Ursicinus (Roman general)

Ursicinus was a senior military officer, holding the rank of "master of cavalry" (magister equitum) in the later Roman Empire c. 349–359.[1]

In AD 351 or 352 he was entrusted with the suppression of the Jewish revolt against Caesar Constantius Gallus.[2] Tiberias and Diospolis, two of the cities conquered by the rebels, were almost completely destroyed, while Diocaesarea was razed to the ground.[3] Ursicinus also was ordered to kill several thousand rebels, even young ones.[4]

In 353, historian Ammianus Marcellinus was attached to the command of Ursicinus at his headquarters in Nisibis,[5] where he remained until recalled in 354 by Gallus to take part in an investigation of treason in Antioch.[6]

When, in 355, Claudius Silvanus revolted against Emperor Constantius II in Gaul, Ursicinus was sent to him with a letter of recall by Constantius.

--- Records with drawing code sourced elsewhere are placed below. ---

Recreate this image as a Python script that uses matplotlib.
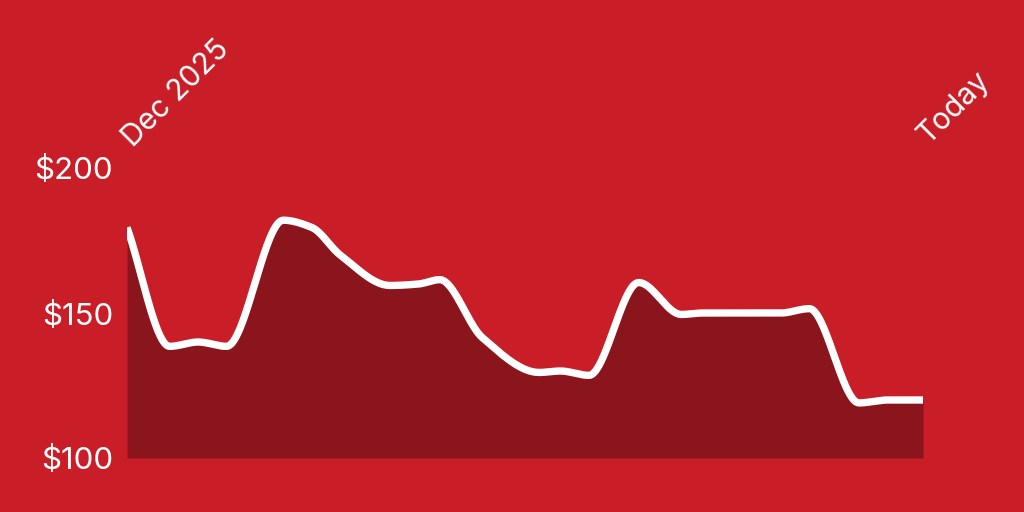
import numpy as np
import matplotlib
matplotlib.use("Agg")
import matplotlib.pyplot as plt

# price history, x = days since start of Dec 2025
days = [0, 6, 10, 14, 22, 26, 30, 37, 41, 44, 50, 58, 61, 65, 72, 78, 81, 92, 96, 103, 107, 112]
prices = [179.5, 138.5, 140, 138.5, 182, 179.5, 170, 159.5, 160, 161.5, 141.5, 129.5,
          130, 128.5, 160.5, 149.5, 150, 150, 151.5, 119, 120, 120]
tick_labels = ["Dec 2025", "Today"]
y_ticks = [100, 150, 200]

BG = "#C91D27"
FILL = "#8B151C"

plt.rcParams['font.family'] = ['Inter', 'DejaVu Sans']


def pchip(x, y, xs):
    # monotone cubic (Fritsch-Carlson), like a "monotone" curve in web charts
    x = np.asarray(x, float)
    y = np.asarray(y, float)
    h = np.diff(x)
    d = np.diff(y) / h
    m = np.zeros_like(y)
    for k in range(1, len(x) - 1):
        if d[k - 1] * d[k] > 0:
            w1 = 2 * h[k] + h[k - 1]
            w2 = h[k] + 2 * h[k - 1]
            m[k] = (w1 + w2) / (w1 / d[k - 1] + w2 / d[k])
    m[0] = d[0]
    m[-1] = d[-1]
    idx = np.clip(np.searchsorted(x, xs) - 1, 0, len(h) - 1)
    t = (xs - x[idx]) / h[idx]
    h00 = 2 * t**3 - 3 * t**2 + 1
    h10 = t**3 - 2 * t**2 + t
    h01 = -2 * t**3 + 3 * t**2
    h11 = t**3 - t**2
    return h00 * y[idx] + h10 * h[idx] * m[idx] + h01 * y[idx + 1] + h11 * h[idx] * m[idx + 1]


xs = np.linspace(days[0], days[-1], 1200)
ys = pchip(days, prices, xs)

fig = plt.figure(figsize=(10.24, 5.12), dpi=100)
fig.patch.set_facecolor(BG)
ax = fig.add_axes([127 / 1024, 54 / 512, 796 / 1024, 290 / 512])
ax.set_facecolor(BG)

ax.fill_between(xs, 100, ys, color=FILL, linewidth=0)
ax.plot(xs, ys, color="white", linewidth=5.3, solid_capstyle="butt", solid_joinstyle="round")

ax.set_xlim(days[0], days[-1])
ax.set_ylim(100, 200)
for s in ax.spines.values():
    s.set_visible(False)

ax.set_xticks([])
ax.set_yticks(y_ticks)
ax.set_yticklabels([f"${v}" for v in y_ticks], color="white", fontsize=22.5)
ax.tick_params(axis="y", length=0, pad=10)

for xv, lab, off in zip([days[0], days[-1]], tick_labels, [(6, 20), (5, 23)]):
    ax.annotate(lab, xy=(xv, 200), xytext=off, textcoords="offset pixels",
                rotation=45, rotation_mode="anchor", ha="left", va="baseline",
                color="white", fontsize=21.5, annotation_clip=False)

fig.savefig("out.png", dpi=100, facecolor=BG)
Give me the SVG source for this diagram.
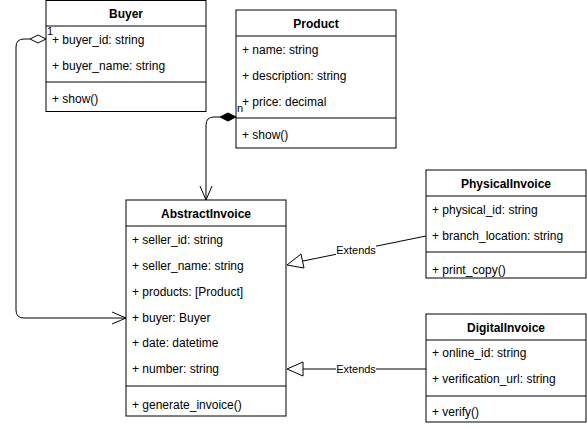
<svg xmlns="http://www.w3.org/2000/svg" width="587" height="429" viewBox="0 0 587 429">
<style>
.box{fill:#fff;stroke:#000;stroke-width:1}
.ln{stroke:#000;stroke-width:1;fill:none}
text{font-family:"Liberation Sans",Arial,sans-serif;font-size:12px;fill:#000}
.t{font-weight:bold;text-anchor:middle}
.lbl{font-size:11px;text-anchor:middle}
</style>
<rect width="587" height="429" fill="#fff"/>
<g id="buyer">
<rect class="box" x="46" y="0.5" width="160" height="111"/>
<line class="ln" x1="46" y1="26" x2="206" y2="26"/>
<line class="ln" x1="46" y1="82" x2="206" y2="82"/>
<text class="t" x="126" y="18">Buyer</text>
<text x="52" y="44">+ buyer_id: string</text>
<text x="52" y="70">+ buyer_name: string</text>
<text x="52" y="103">+ show()</text>
</g>
<g id="product">
<rect class="box" x="236" y="10" width="160" height="138"/>
<line class="ln" x1="236" y1="36" x2="396" y2="36"/>
<line class="ln" x1="236" y1="118" x2="396" y2="118"/>
<text class="t" x="316" y="28">Product</text>
<text x="242" y="54">+ name: string</text>
<text x="242" y="80">+ description: string</text>
<text x="242" y="106">+ price: decimal</text>
<text x="242" y="139">+ show()</text>
</g>
<g id="abstractinvoice">
<rect class="box" x="126" y="200" width="160" height="216"/>
<line class="ln" x1="126" y1="226" x2="286" y2="226"/>
<line class="ln" x1="126" y1="386" x2="286" y2="386"/>
<text class="t" x="206" y="218">AbstractInvoice</text>
<text x="132" y="244">+ seller_id: string</text>
<text x="132" y="270">+ seller_name: string</text>
<text x="132" y="296">+ products: [Product]</text>
<text x="132" y="322">+ buyer: Buyer</text>
<text x="132" y="347">+ date: datetime</text>
<text x="132" y="373">+ number: string</text>
<text x="132" y="409">+ generate_invoice()</text>
</g>
<g id="physicalinvoice">
<rect class="box" x="426" y="170" width="160" height="108"/>
<line class="ln" x1="426" y1="196" x2="586" y2="196"/>
<line class="ln" x1="426" y1="252" x2="586" y2="252"/>
<text class="t" x="506" y="188">PhysicalInvoice</text>
<text x="432" y="214">+ physical_id: string</text>
<text x="432" y="240">+ branch_location: string</text>
<text x="432" y="274">+ print_copy()</text>
</g>
<g id="digitalinvoice">
<rect class="box" x="426" y="314" width="160" height="108"/>
<line class="ln" x1="426" y1="340" x2="586" y2="340"/>
<line class="ln" x1="426" y1="396" x2="586" y2="396"/>
<text class="t" x="506" y="332">DigitalInvoice</text>
<text x="432" y="357">+ online_id: string</text>
<text x="432" y="383">+ verification_url: string</text>
<text x="432" y="416">+ verify()</text>
</g>
<g id="connectors">
<path class="ln" d="M30,39 H24 Q16,39 16,47 V310 Q16,318 24,318 H126"/>
<path class="ln" d="M112,312 L126,318 L112,324"/>
<path d="M46,39 L38,35 L30,39 L38,43 Z" fill="#fff" stroke="#000"/>
<text x="47" y="35" style="font-size:11px">1</text>
<path class="ln" d="M220,117 H214 Q206,117 206,125 V200"/>
<path class="ln" d="M200,186 L206,200 L212,186"/>
<path d="M236,117 L228,113 L220,117 L228,121 Z" fill="#000" stroke="#000"/>
<text x="237" y="112" style="font-size:11px">n</text>
<path class="ln" d="M426,236 L303,261"/>
<path d="M287,265 L301,254 L304,268 Z" fill="#fff" stroke="#000"/>
<rect x="336" y="243" width="40" height="13" fill="#fff"/>
<text class="lbl" x="356" y="254">Extends</text>
<path class="ln" d="M426,369 L303,369"/>
<path d="M287,369 L303,362 L303,376 Z" fill="#fff" stroke="#000"/>
<rect x="336" y="362" width="40" height="13" fill="#fff"/>
<text class="lbl" x="356" y="373">Extends</text>
</g>
</svg>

However, Ursicinus had Silvanus killed and assumed his command.

Ursicinus was dismissed after the destruction of Amida (modern Diyarbakır, Turkey) in AD 359 by the Persians,[7] for which he was officially blamed.[8]

The Roman historian Ammianus Marcellinus revered Ursicinus, and his account is greatly biased in his favour.


Apparently, Ursicinus was married at some point, as he had a son named Potentius. While serving as a tribune (regimental commander), he was killed at the Battle of Adrianople in 378.[9]


  1. Wallace-Hadrill, A., Ammianus Marcellinus. The Later Roman Empire (AD 354-378), Harmondsworth, 1986, p. 486.
  2. Thomas M. Banchich, "Gallus Caesar (15 March 351 - 354 A.D.)", De Imperatoribus Romanis, 1997.
  3. Bernard Lazare and Robert Wistrich, Antisemitism: Its History and Causes, University of Nebraska Press, 1995, ISBN 0-8032-7954-X, p. 47.
  4. Jerome, Chronica, 15-21; Theophanes, AM 5843.
  5. Ammianus Marcellinus, Res Gestae, 14.9.1,2; Thompson, E.A., The Historical Work of Ammianus Marcellinus Groningen, 1969, p. 3.
  6. Matthews, J., The Roman Empire of Ammianus, London, 1989, p. 34.
  7. Trombley, F., "Ammianus Marcellinus and fourth-century warfare: a protector's approach to historical narrative", in J.W. Drijvers and D. Hunt, eds. The Late Roman World and its Historian, London, 1999 p. 20
  8. Ammianus Marcellinus, Res Gestae 20.2.2-5; Barnes, T. D., Ammianus Marcellinus and the Representation of Historical Reality, Ithaca and London, 1998, p. 63.